Newspoll looks to be taking a week longer to return than I expected, but Essential Research was back in action yesterday with a poll showing no change in voting intention since the previous survey on December 20: the Coalition leads 52-48 on two-party preferred, with primary votes of 46 per cent for the Coalition, 38 per cent for Labor and 10 per cent for the Greens. Unusually, the two-survey rolling average for the latest figures encompasses polling done last week and in mid-December, suggesting little change in sentiment over the break. While Labor remains where it was on voting intention, Julia Gillard has enjoyed a spike in her personal ratings. Her approval is up eight points to 51 per cent and her disapproval down four to 36 per cent her best figures since July 19 and her lead as preferred prime minister has increased from 45-34 to 47-32. Tony Abbott’s ratings have improved as well: approval up three to 42 per cent and disapproval down two to 37 per cent. Other questions in the survey related to respondents’ online shopping habits.

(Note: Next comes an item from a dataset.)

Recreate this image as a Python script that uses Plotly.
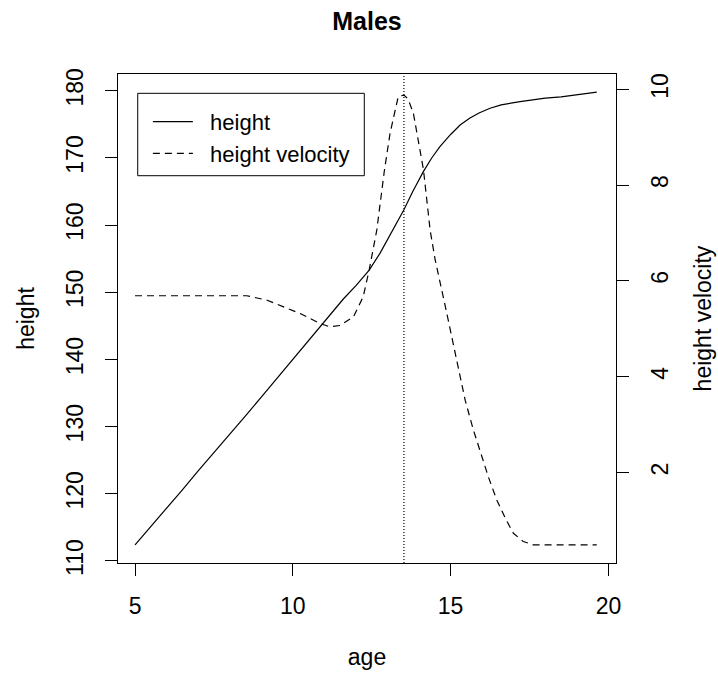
import plotly.graph_objects as go

# ---- data ----
height_age = [5.0, 5.5, 6.0, 6.5, 7.0, 7.5, 8.0, 8.11, 8.5, 9.0, 9.5, 10.0, 10.5, 10.86,
              11.2, 11.6, 12.0, 12.42, 12.76, 13.18, 13.52, 13.8, 14.14, 14.4, 14.66,
              15.0, 15.3, 15.6, 15.9, 16.25, 16.6, 17.2, 17.6, 18.0, 18.5, 19.0, 19.63]
height_val = [112.4, 115.1, 117.9, 120.6, 123.4, 126.1, 128.9, 129.5, 131.6, 134.4, 137.2,
              140.0, 142.9, 144.9, 146.8, 149.0, 151.0, 153.3, 155.8, 159.3, 162.3, 165.0,
              168.0, 170.0, 171.7, 173.5, 174.9, 175.9, 176.7, 177.4, 177.9, 178.4, 178.7,
              178.9, 179.1, 179.4, 179.8]

vel_age = [5.0, 6.0, 7.0, 8.0, 8.54, 9.17, 9.7, 10.23, 10.86, 11.18, 11.5, 11.92, 12.23,
           12.42, 12.66, 12.9, 13.08, 13.34, 13.52, 13.65, 13.82, 14.14, 14.35, 14.51,
           14.88, 15.2, 15.46, 15.72, 15.93, 16.2, 16.46, 16.75, 16.99, 17.3, 17.62,
           18.5, 19.63]
vel_val = [5.69, 5.69, 5.69, 5.69, 5.69, 5.60, 5.46, 5.32, 5.11, 5.04, 5.07, 5.25, 5.67,
           6.23, 7.06, 8.30, 9.08, 9.85, 9.88, 9.80, 9.50, 8.32, 7.06, 6.44,
           5.32, 4.30, 3.51, 2.89, 2.47, 1.90, 1.43, 1.02, 0.73, 0.56, 0.49,
           0.49, 0.49]

peak_age = 13.52

x_ticks = [5, 10, 15, 20]
y_ticks = [110, 120, 130, 140, 150, 160, 170, 180]
y2_ticks = [2, 4, 6, 8, 10]

FONT = "Liberation Sans, Arial, Helvetica, sans-serif"
BLACK = "#000000"
NB = "\u00a0\u00a0"

fig = go.Figure()
fig.add_trace(go.Scatter(x=height_age, y=height_val, mode="lines", name=NB + "height",
                         line=dict(color=BLACK, width=1.2)))
fig.add_trace(go.Scatter(x=vel_age, y=vel_val, mode="lines", name=NB + "height velocity",
                         yaxis="y2", line=dict(color=BLACK, width=1.2, dash="7px,5px")))

fig.add_shape(type="line", xref="x", yref="paper", x0=peak_age, x1=peak_age, y0=0, y1=1,
              line=dict(color=BLACK, width=1.2, dash="1px,2px"))

# legend box (R style)
fig.add_shape(type="rect", xref="paper", yref="paper",
              x0=0.0396, x1=0.4946, y0=0.7920, y1=0.9605,
              line=dict(color=BLACK, width=1), fillcolor="rgba(0,0,0,0)")

axis_common = dict(showgrid=False, zeroline=False, showline=True, linecolor=BLACK,
                   linewidth=1, ticks="outside", ticklen=12, tickwidth=1, tickcolor=BLACK,
                   automargin=False,
                   tickfont=dict(family=FONT, size=23, color=BLACK))

fig.update_layout(
    width=718, height=673,
    margin=dict(l=118, r=102, t=74, b=110),
    paper_bgcolor="white", plot_bgcolor="white",
    title=dict(text="<b>Males</b>", x=(118 + 249) / 718, xanchor="center",
               y=1 - 21 / 673, yanchor="middle",
               font=dict(family=FONT, size=25, color=BLACK)),
    xaxis=dict(range=[4.46, 20.24], tickvals=x_ticks, mirror=True,
               ticklabelstandoff=10,
               title=dict(text="age", font=dict(family=FONT, size=23, color=BLACK),
                          standoff=31),
               **axis_common),
    yaxis=dict(range=[109.7, 182.5], tickvals=y_ticks, tickangle=-90,
               ticklabelstandoff=13,
               title=dict(text="height", font=dict(family=FONT, size=23, color=BLACK),
                          standoff=20),
               **axis_common),
    yaxis2=dict(range=[0.11, 10.32], tickvals=y2_ticks, tickangle=-90, overlaying="y",
                side="right", ticklabelstandoff=11,
                title=dict(text="height velocity", font=dict(family=FONT, size=23, color=BLACK),
                           standoff=23),
                **axis_common),
    showlegend=True,
    legend=dict(x=0.06, y=0.945, xanchor="left", yanchor="top",
                bgcolor="rgba(0,0,0,0)", borderwidth=0,
                font=dict(family=FONT, size=22, color=BLACK),
                itemwidth=40),
)

fig.write_html("out.html", config={"displayModeBar": False},
               post_script="document.body.style.margin='0';document.body.style.padding='0';")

The Australian Electoral Commission has also published the full report for the redistribution of Victorian federal electoral boundaries. I don’t believe Antony Green has calculated margins for this redistribution (he did for the more radical first version, which was entirely abandoned after a generally negative response), but I have it on pretty reliable authority that the Labor marginals list runs Corangamite (little change, with the margin still under 0.5 per cent), Deakin (pared back from 2.4 per cent to about 0.5 per cent) and La Trobe (a very slight boost but still around 1 per cent), followed by a big gap before Chisholm (6 per cent), Bruce (8 per cent), Melbourne Ports (8 per cent), McEwen (a four point boost to 9 per cent) and Bendigo (9 per cent). On the other side of the ledger, the 1.8 per cent Liberal margin in Aston has been cut to almost nothing, while Dunkley is unchanged on 1.0 per cent beyond that are Casey (2 per cent), McMillan (4 per cent) and clusters of traditionally safe seats around 6 per cent (Wannon, Higgins and Goldstein) and 9 per cent (Menzies, Flinders and Indi).
UPDATE (24/1): Crikey reports this week’s Essential Research has Labor gaining a point to trail 51-49. The poll also inquired into various leaders’ handling of the flood crises, with 77 per cent rating Anna Bligh favourably against 6 per cent poor; 61 per cent against 4 per cent for Brisbane lord mayor Campbell Newman; 42 per cent against 23 per cent for Julia Gillard; 19 per cent against 32 per cent for Tony Abbott; 34 per cent against 8 per cent for Ted Baillieu; and 21 per cent against 23 per cent for Kristina Keneally.
UPDATE 2: Full report here. Primary vote figures show there’s not much in the shift on two-party: both the Coalition (45 per cent) and Labor (37 per cent) are down a point. Also covered are most important issues in deciding how you would vote (ensuring a quality education for all children down from 32 per cent to 23 per cent, for some reason) and best party at handling important issues (results much as you would expect).